For an algorithm of mine, I am looking at hashes in order to reset (srand) the random number generator.
Now if I am iteratively applying hash, i.e. hash(x,hash(y,hash(z,hash(a)))). But the results seem to differ even though the individual hashes are the same.
More precisely, I have two concurrent Julia sessions running and the result of a similar hash expression does not match. Is this expected?
I read somewhere that the address of an object would matter. Is that the case?
Notably in my case x is a DataFrame.
I can get what I want by iterating over all columns of the DataFrame (last row of my code). But this is more cubmersome.
Why is doesnotmatch not the same in both sessions?
Please see the yellow markings on the screenshot.
[EDIT: I cannot share the data, I could try to find an MWE, if that is needed to answer my question]
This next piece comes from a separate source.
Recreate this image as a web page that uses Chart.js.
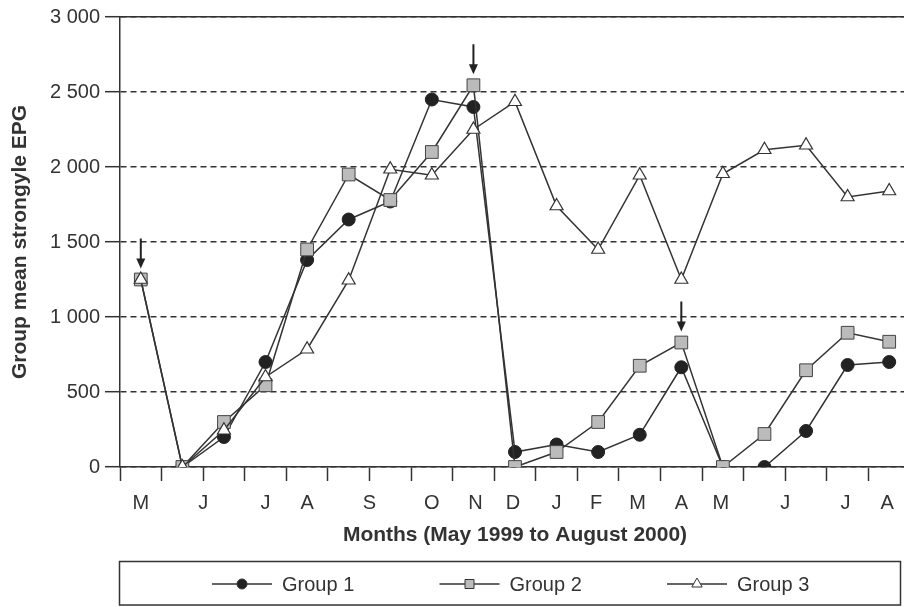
<!DOCTYPE html>
<html>
<head>
<meta charset="utf-8">
<title>Group mean strongyle EPG</title>
<script src="https://cdn.jsdelivr.net/npm/chart.js@4.4.0/dist/chart.umd.min.js"></script>
<style>
html, body { margin: 0; padding: 0; background: #fff; overflow: hidden; }
#wrap { width: 920px; height: 607px; }
</style>
</head>
<body>
<div id="wrap"><canvas id="epgChart" width="920" height="607"></canvas></div>
<script>
// 19 sampling occasions, May 1999 to August 2000
const monthLabels = ['M', 'J', 'J', 'A', 'S', 'O', 'N', 'D', 'J', 'F', 'M', 'A', 'M', 'J', 'J', 'A'];
const monthLabelPos = [0.5, 2, 3.5, 4.5, 6, 7.5, 8.55, 9.45, 10.5, 11.45, 12.45, 13.5, 14.45, 16, 17.45, 18.45];
const group1 = [null, 0, 200, 700, 1380, 1650, 1770, 2450, 2400, 100, 150, 100, 215, 665, 0, 0, 240, 680, 700];
const group2 = [1250, 0, 300, 545, 1450, 1950, 1780, 2100, 2545, 0, 100, 300, 675, 830, 0, 220, 645, 895, 835];
const group3 = [1250, 0, 245, 600, 785, 1245, 1985, 1945, 2250, 2435, 1740, 1450, 1945, 1250, 1955, 2115, 2145, 1800, 1840];
const treatmentAt = [0, 8, 13]; // arrows above group 2
const yTicks = [0, 500, 1000, 1500, 2000, 2500, 3000];

const ink = '#333';
const textCol = '#333';
Chart.defaults.font.family = "'Liberation Sans', Arial, Helvetica, sans-serif";
Chart.defaults.color = textCol;

const toPoints = arr => arr.map((v, i) => ({ x: i + 0.5, y: v }));

function fmtThousands(v) {
    if (v < 1000) return String(v);
    return Math.floor(v / 1000) + ' ' + String(v % 1000).padStart(3, '0');
}

function drawMarker(ctx, style, x, y, r, fill) {
    ctx.beginPath();
    if (style === 'circle') {
        ctx.arc(x, y, r, 0, Math.PI * 2);
    } else if (style === 'rect') {
        ctx.rect(x - r, y - r, 2 * r, 2 * r);
    } else {
        ctx.moveTo(x, y - r);
        ctx.lineTo(x + r * 0.866, y + r * 0.5);
        ctx.lineTo(x - r * 0.866, y + r * 0.5);
        ctx.closePath();
    }
    ctx.fillStyle = fill;
    ctx.fill();
    ctx.stroke();
}

const overlayPlugin = {
    id: 'overlay',
    afterDatasetsDraw(chart) {
        const ctx = chart.ctx;
        const xs = chart.scales.x, ys = chart.scales.y;
        ctx.save();
        ctx.strokeStyle = '#222';
        ctx.fillStyle = '#222';
        ctx.lineWidth = 2;
        treatmentAt.forEach(i => {
            const px = xs.getPixelForValue(i + 0.5);
            const tip = ys.getPixelForValue(group2[i]) - 11;
            ctx.beginPath();
            ctx.moveTo(px, tip - 30);
            ctx.lineTo(px, tip - 8);
            ctx.stroke();
            ctx.beginPath();
            ctx.moveTo(px - 4.5, tip - 10);
            ctx.lineTo(px + 4.5, tip - 10);
            ctx.lineTo(px, tip);
            ctx.closePath();
            ctx.fill();
        });
        ctx.restore();
    },
    afterDraw(chart) {
        const ctx = chart.ctx;
        ctx.save();
        ctx.strokeStyle = ink;
        ctx.lineWidth = 1.5;
        ctx.strokeRect(119.5, 561.5, 781, 43.5);
        const ly = 584;
        const markers = [
            { style: 'circle', r: 5, fill: '#222' },
            { style: 'rect', r: 4.5, fill: '#bbb' },
            { style: 'triangle', r: 6, fill: '#fff' }
        ];
        chart.data.datasets.forEach((ds, k) => {
            const x0 = 212 + k * 227.5;
            ctx.strokeStyle = ink;
            ctx.lineWidth = 1.5;
            ctx.beginPath();
            ctx.moveTo(x0, ly);
            ctx.lineTo(x0 + 60, ly);
            ctx.stroke();
            ctx.lineWidth = 1;
            drawMarker(ctx, markers[k].style, x0 + 30, ly, markers[k].r, markers[k].fill);
            ctx.fillStyle = textCol;
            ctx.font = "20px 'Liberation Sans', Arial, sans-serif";
            ctx.textBaseline = 'middle';
            ctx.textAlign = 'left';
            ctx.fillText(ds.label, x0 + 70, ly + 1);
        });
        ctx.restore();
    }
};

new Chart(document.getElementById('epgChart'), {
    type: 'line',
    data: {
        datasets: [
            {
                label: 'Group 1', data: toPoints(group1), order: 2,
                borderColor: ink, borderWidth: 1.5,
                pointStyle: 'circle', pointRadius: 6.5,
                pointBackgroundColor: '#222', pointBorderColor: '#222', pointBorderWidth: 1
            },
            {
                label: 'Group 2', data: toPoints(group2), order: 1,
                borderColor: ink, borderWidth: 1.5,
                pointStyle: 'rect', pointRadius: 9,
                pointBackgroundColor: '#bbb', pointBorderColor: '#444', pointBorderWidth: 1
            },
            {
                label: 'Group 3', data: toPoints(group3), order: 0,
                borderColor: ink, borderWidth: 1.5,
                pointStyle: 'triangle', pointRadius: 7.5,
                pointBackgroundColor: '#fff', pointBorderColor: '#333', pointBorderWidth: 1.2
            }
        ]
    },
    options: {
        responsive: false,
        animation: false,
        devicePixelRatio: 1,
        layout: { padding: { top: 16, right: 8, bottom: 0, left: 0 } },
        plugins: { legend: { display: false }, tooltip: { enabled: false } },
        elements: { line: { tension: 0 } },
        scales: {
            x: {
                type: 'linear', position: 'bottom', min: 0, max: 19,
                afterBuildTicks: s => { s.ticks = group2.concat([0]).map((_, i) => ({ value: i })); },
                afterFit: s => { s.height = 14; },
                ticks: { display: false },
                grid: { drawOnChartArea: false, drawTicks: true, tickLength: 14, tickColor: ink, tickWidth: 1.5 },
                border: { display: true, color: ink, width: 1.5 }
            },
            xl: {
                type: 'linear', position: 'bottom', min: 0, max: 19,
                afterBuildTicks: s => { s.ticks = monthLabelPos.map(v => ({ value: v })); },
                afterFit: s => { s.height = 126; },
                ticks: {
                    autoSkip: false, maxRotation: 0, padding: 10,
                    font: { size: 20 }, color: textCol,
                    callback: (v, i) => monthLabels[i]
                },
                grid: { display: false, drawTicks: false },
                border: { display: false },
                title: {
                    display: true, text: 'Months (May 1999 to August 2000)',
                    font: { size: 21, weight: 'bold' }, color: textCol,
                    padding: { top: 0, bottom: 59 }
                }
            },
            xt: {
                type: 'linear', position: 'top', min: 0, max: 19,
                afterFit: s => { s.height = 0; },
                ticks: { display: false },
                grid: { display: false, drawTicks: false },
                border: { display: true, color: ink, width: 1.5 }
            },
            y: {
                type: 'linear', min: 0, max: 3000,
                afterBuildTicks: s => { s.ticks = yTicks.map(v => ({ value: v })); },
                afterFit: s => { s.width = 120; },
                ticks: { padding: 5, font: { size: 20 }, color: textCol, callback: v => fmtThousands(v) },
                grid: { color: ink, lineWidth: 1.4, tickLength: 15, tickColor: ink, tickWidth: 1.5, tickBorderDash: [] },
                border: { display: true, color: ink, width: 1.5, dash: [6, 4] },
                title: {
                    display: true, text: 'Group mean strongyle EPG',
                    font: { size: 21, weight: 'bold' }, color: textCol,
                    padding: { top: 8, bottom: 0 }
                }
            }
        }
    },
    plugins: [overlayPlugin]
});
</script>
</body>
</html>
julia> hw=0x220926c324d7bb27
0x220926c324d7bb27
julia> hd=0xcbb7fba98e0ff596
0xcbb7fba98e0ff596
julia> hn=0xe1c9b71b1ae3b261
0xe1c9b71b1ae3b261
julia> hf=0x213b20190172ee15
0x213b20190172ee15
julia>
julia> @assert hash(dtmtable.weight)==hw
julia> @assert hash(dtmtable.denominator)==hd
julia> @assert hash(dtmtable.numerator)==hn
julia> @assert hash(dtmtable.features)==hf
julia>
julia> hash(hash(dtmtable.numerator,hash(dtmtable.denominator,hash(dtmtable.weight))))
0x18566e5352609be5
julia> doesnotmatch=hash(dtmtable.features,hash(dtmtable.numerator,hash(dtmtable.denominator,hash(dtmtable.weight)))
0x9e53050d52b56580
julia> typeof(dtmtable.features)
DataFrames.DataFrame
julia> hash(dtmtable.features)
0x213b20190172ee15
julia> versioninfo()
Julia Version 0.6.1
Commit 0d7248e2ff* (2017-10-24 22:15 UTC)
Platform Info:
OS: Windows (x86_64-w64-mingw32)
CPU: Intel(R) Core(TM) i7-4790 CPU @ 3.60GHz
WORD_SIZE: 64
BLAS: libopenblas (USE64BITINT DYNAMIC_ARCH NO_AFFINITY Haswell)
LAPACK: libopenblas64_
LIBM: libopenlibm
LLVM: libLLVM-3.9.1 (ORCJIT, haswell)
julia> Pkg.installed("DataFrames")
v"0.11.2"
julia>
julia> s=hash(dtmtable.numerator,hash(dtmtable.denominator,hash(dtmtable.weight)))
0xc4d8482b839696fe
julia> for x=1:size(dtmtable.features,2)
s=hash(dtmtable.features[x],s)
end
julia> s #matches which is fine
0x207ad236952c3bdb
I’m having trouble following your example, but could this be simply because hash() falls back to hashing the object ID, which is different for every instance of an object and will be different across Julia sessions?
Good catch, that’s a bug in DataFrames. Note that for the initial @assert calls, you are calling the one-argument hash method, while for the combined computation below you are using the two-argument version, which can differ. You should call hash(dtmtable.weight, zero(UInt)) and so on to ensure you are calling the same functions.
In the present case, the bug is that DataFrames only defines the one-argument version of hash. See this pull request, which you can try via Pkg.checkout("DataFrames", "nl/hash").
Apologies. My problem was not well formulated (I did not have the full understanding of the hash with 1 argument and 2 arguments). Actually, I still do not quite know how things are mixed if it has two arguments.
Luckily nalimilan understood my problem and the issue which she (or he) also fixed.
For completeness: below would be the MWE. If you start up Julia several times (or several paralle sessions) you will get a different result each time (which is not the case if the hash is correctly defined; you could try it with PooledArray for instance).
I think in your example the hash varies because it has not been explicitly defined (in what I consider a meaningful way) for the new type.